As bikes de pinhão fixo são também a opção escolhida por alguns ciclistas da Vélo Courier de Porto Alegre.

“Gostamos muito da Caloi 10. O quadro é de aço e, caso quebre, a solda é fácil de fazer. Eu comprei uma usada e adaptei para pinhão fixo e com freio em ambas as rodas. Aqui no Sul a Caloi 10 é uma religião”, conta Alex Magnum.

No Brasil, há quem use bikes fixas, mas a grande maioria usa mesmo as mountain bike mais populares, com componentes mais simples.

Bike fixa da Tre3e

Bike fixa da Tre3e, empresa de Flávio Nonato, que já foi bike courier em Londres

BRASILEIRO EM LONDRES

Nos anos de 2002, 2003 e 2004, Flávio Nonato trabalhou – e muito – como bike courier. “Eu trabalhava de delivery à noite numa pizzaria e um amigo me convidou para trabalhar na Pegasus, uma empresa de bike courier. No outro dia eu já estava empregado na Pegasus, meu primeiro trabalho como courier. Eu sempre gostei de bikes”.

Bike courier: trabalho duro no inverno

Bike courier: trabalho duro no inverno

Nonato chegou a cumprir jornadas de 120 ou 150km diários, com até 20 ou 30 entregas diárias. “De minha casa até o trabalho eram 15km só para ir.

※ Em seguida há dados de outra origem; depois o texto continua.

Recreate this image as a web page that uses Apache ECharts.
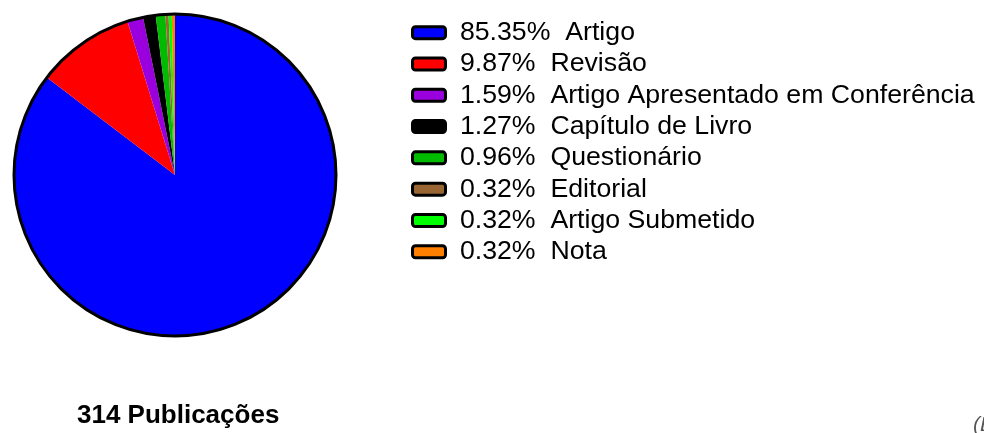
<!DOCTYPE html>
<html><head><meta charset="utf-8">
<script src="https://cdn.jsdelivr.net/npm/echarts@6/dist/echarts.min.js"></script>
<style>html,body{margin:0;padding:0;background:#fff}#c{width:984px;height:433px}</style>
</head><body><div id="c"></div>
<script>
const categories = ['Artigo','Revisão','Artigo Apresentado em Conferência','Capítulo de Livro','Questionário','Editorial','Artigo Submetido','Nota'];
const counts = [268, 31, 5, 4, 3, 1, 1, 1];
const colors = ['#0000ff','#ff0000','#9900dd','#000000','#00bb00','#996633','#00ff00','#ff8000'];
const total = counts.reduce((a,b)=>a+b,0);
const pct = {};
categories.forEach((c,i)=>pct[c]=(counts[i]/total*100).toFixed(2)+'%');

const FONT = 'Liberation Sans, Arial, sans-serif';
const chart = echarts.init(document.getElementById('c'));
chart.setOption({
  animation:false,
  textStyle:{fontFamily:FONT},
  legend:{
    orient:'vertical', left:406, top:12, itemWidth:33, itemHeight:12, itemGap:0,
    icon:'roundRect',
    itemStyle:{borderColor:'#000',borderWidth:3},
    textStyle:{fontSize:26.7,color:'#000',lineHeight:31.3,fontFamily:FONT,padding:[0,0,0,2]},
    formatter:n=>' '+pct[n]+'  '+n,
    data:categories
  },
  title:[
    {text:total+' Publicações', left:72, top:398, textStyle:{fontSize:26,fontWeight:'bold',color:'#000',fontFamily:FONT}},
    {text:'(Lattes)', left:968, top:410, textStyle:{fontSize:21,fontStyle:'italic',fontWeight:'normal',color:'#555',fontFamily:FONT}}
  ],
  series:[
    {type:'pie', center:[175,175], radius:[0,161], startAngle:90, clockwise:true,
     label:{show:false}, labelLine:{show:false}, silent:true,
     itemStyle:{borderWidth:0},
     data:categories.map((c,i)=>({name:c,value:counts[i],itemStyle:{color:colors[i]}}))},
    {type:'pie', center:[175,175], radius:[0,161], silent:true, label:{show:false}, labelLine:{show:false},
     legendHoverLink:false,
     itemStyle:{color:'rgba(0,0,0,0)',borderColor:'#000',borderWidth:3},
     data:[{name:'__outline',value:1}]}
  ]
});
</script></body></html>
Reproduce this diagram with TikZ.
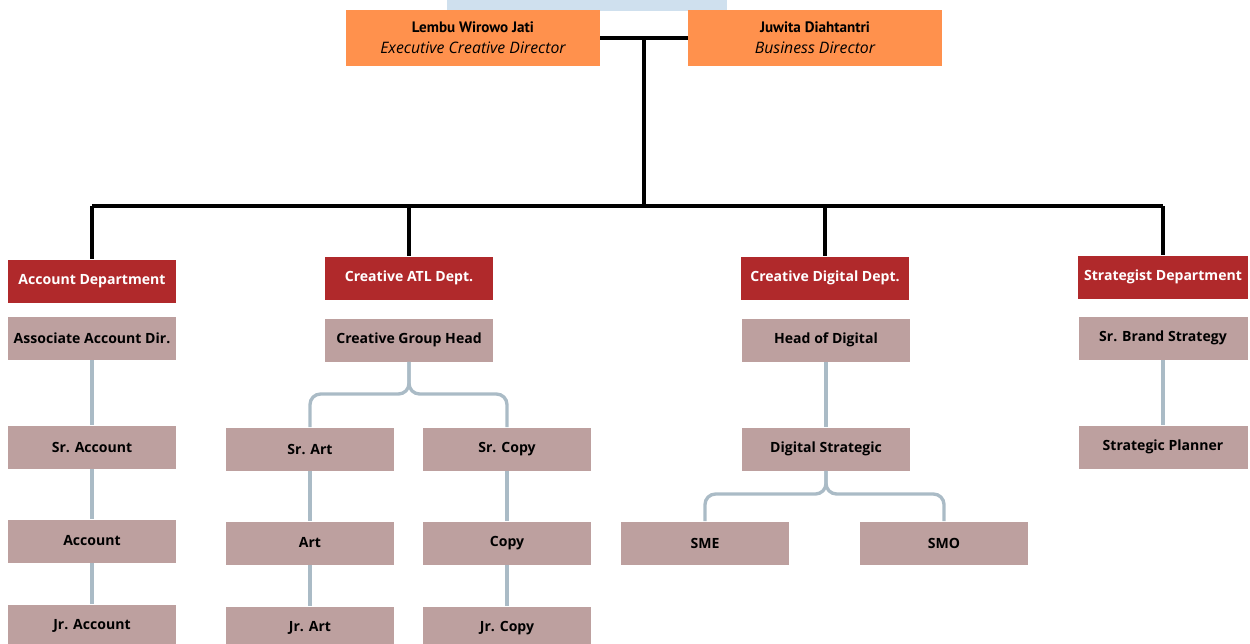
\documentclass[tikz,border=0pt]{standalone}
\usepackage{fontspec}
\setmainfont{Open Sans}
\newfontfamily\namefont{PT Sans}
\usetikzlibrary{positioning}
\definecolor{leadorange}{HTML}{FF914D}
\definecolor{deptred}{HTML}{B0292B}
\definecolor{rolemauve}{HTML}{BDA09F}
\definecolor{linkgray}{HTML}{AABBC6}
\definecolor{skyband}{HTML}{CFE0EE}

\begin{document}
\begin{tikzpicture}[x=0.02cm, y=-0.02cm,
    lead/.style={fill=leadorange, minimum width=5.08cm, minimum height=1.12cm, align=center, font=\fontsize{8}{12}\selectfont},
    dept/.style={fill=deptred, text=white, minimum width=3.38cm, minimum height=0.86cm, font=\bfseries\fontsize{8}{9}\selectfont},
    role/.style={fill=rolemauve, minimum width=3.38cm, minimum height=0.86cm, font=\bfseries\fontsize{8}{9}\selectfont},
    boss/.style={line width=2pt, black},
    link/.style={line width=1.9pt, linkgray, rounded corners=6pt}]

    \useasboundingbox (0,0) rectangle (1250,643);
    \fill[skyband] (447,0) rectangle (727,11);

    % directors
    \node[lead] (lembu)  at (473,38) {{\namefont\bfseries\fontsize{8.6}{12}\selectfont Lembu Wirowo Jati}\\{\itshape\fontsize{9}{12}\selectfont Executive Creative Director}};
    \node[lead] (juwita) at (815,38) {{\namefont\bfseries\fontsize{8.6}{12}\selectfont Juwita Diahtantri}\\{\itshape\fontsize{9}{12}\selectfont Business Director}};

    % departments
    \node[dept] (acc-dept)   at (92,281)   {Account Department};
    \node[dept] (atl-dept)   at (409,278)  {Creative ATL Dept.};
    \node[dept] (dig-dept)   at (825,278)  {Creative Digital Dept.};
    \node[dept] (strat-dept) at (1163,277) {Strategist Department};

    % account
    \node[role] (acc-0) at (92,338) {Associate Account Dir.};
    \node[role] (acc-1) at (92,447) {Sr. Account};
    \node[role] (acc-2) at (92,541) {Account};
    \node[role] (acc-3) at (92,626) {Jr. Account};

    % creative atl
    \node[role] (atl-0)  at (409,340) {Creative Group Head};
    \node[role] (art-1)  at (310,449) {Sr. Art};
    \node[role] (art-2)  at (310,543) {Art};
    \node[role] (art-3)  at (310,628) {Jr. Art};
    \node[role] (copy-1) at (507,449) {Sr. Copy};
    \node[role] (copy-2) at (507,543) {Copy};
    \node[role] (copy-3) at (507,628) {Jr. Copy};

    % creative digital
    \node[role] (dig-0) at (826,340) {Head of Digital};
    \node[role] (dig-1) at (826,449) {Digital Strategic};
    \node[role] (sme)   at (705,543) {SME};
    \node[role] (smo)   at (944,543) {SMO};

    % strategist
    \node[role] (strat-0) at (1163,338) {Sr. Brand Strategy};
    \node[role] (strat-1) at (1163,447) {Strategic Planner};

    \coordinate (tee) at (644,38);
    \coordinate (bar) at (644,206);
    \coordinate (atl-split) at (409,394);
    \coordinate (dig-split) at (826,494);

    \draw[boss] (lembu.east) -- (juwita.west);
    \draw[boss] (tee) -- (bar);
    \draw[boss] (acc-dept.north |- bar) -- (strat-dept.north |- bar);
    \draw[boss] (acc-dept.north |- bar) -- (acc-dept.north);
    \draw[boss] (atl-dept.north |- bar) -- (atl-dept.north);
    \draw[boss] (dig-dept.north |- bar) -- (dig-dept.north);
    \draw[boss] (strat-dept.north |- bar) -- (strat-dept.north);

    \draw[link] (acc-0) -- (acc-1);
    \draw[link] (acc-1) -- (acc-2);
    \draw[link] (acc-2) -- (acc-3);

    \draw[link] (atl-0.south) -- (atl-split) -- (art-1.north |- atl-split) -- (art-1.north);
    \draw[link] (atl-0.south) -- (atl-split) -- (copy-1.north |- atl-split) -- (copy-1.north);
    \draw[link] (art-1) -- (art-2);
    \draw[link] (art-2) -- (art-3);
    \draw[link] (copy-1) -- (copy-2);
    \draw[link] (copy-2) -- (copy-3);

    \draw[link] (dig-0) -- (dig-1);
    \draw[link] (dig-1.south) -- (dig-split) -- (sme.north |- dig-split) -- (sme.north);
    \draw[link] (dig-1.south) -- (dig-split) -- (smo.north |- dig-split) -- (smo.north);

    \draw[link] (strat-0) -- (strat-1);

\end{tikzpicture}
\end{document}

Num dia tranquilo eu rodava até 80km”.

A primeira bike do brasileiro foi uma Peugeot usada, com quadro cachimbado, que Nonato tratou logo de depenar paralamas e outros acessórios e colocar roda fixa e deixar com cara de “fixa londrina”. Um ano mais tarde, Nonato comprou outra bike fixa própria para o serviço de entregas. “Mudou da água para o vinho. Era bem melhor.”

As entregas abrangiam um raio de 10km da base da Pegasus, localizada na região conhecida como City, o coração financeiro da Grã-Bretanha. “Fora desse raio, as entregas eram de motocicleta.”

Os brasileiros formam um grande contingente de profissionais no segmento de entregas expressas em Londres, a maioria deles como motociclistas, mas há muitos brasileiros que atuam como bike couriers também.

A remuneração do biker é por entrega e o preço para o cliente depende da urgência e da distância percorrida, que é baseada nos códigos postais da cidade.

O salário de um courier varia de 200 a 300 libras (cerca R$ 1.200,00) por semana, mas Nonato garante que já chegou a tirar excepcionalmente até 400 libras numa semana. “Dava para pagar o aluguel tranquilamente e ainda sobrava uma boa grana.”

No verão chega a faltar emprego para tantos couriers interessados em levantar um dinheiro e curtir os dias bonitos de junho, julho e agosto. Mas, nos dias chuvosos e frios de inverno, que escurecem a partir das 15h30, a coisa muda totalmente e só os mais corajosos encaram o desafio. Nonato conta que em alguns dias mais gelados, ou com neve, ele dava um tempo. “Acho que hoje em dia eu não encararia”, confessa.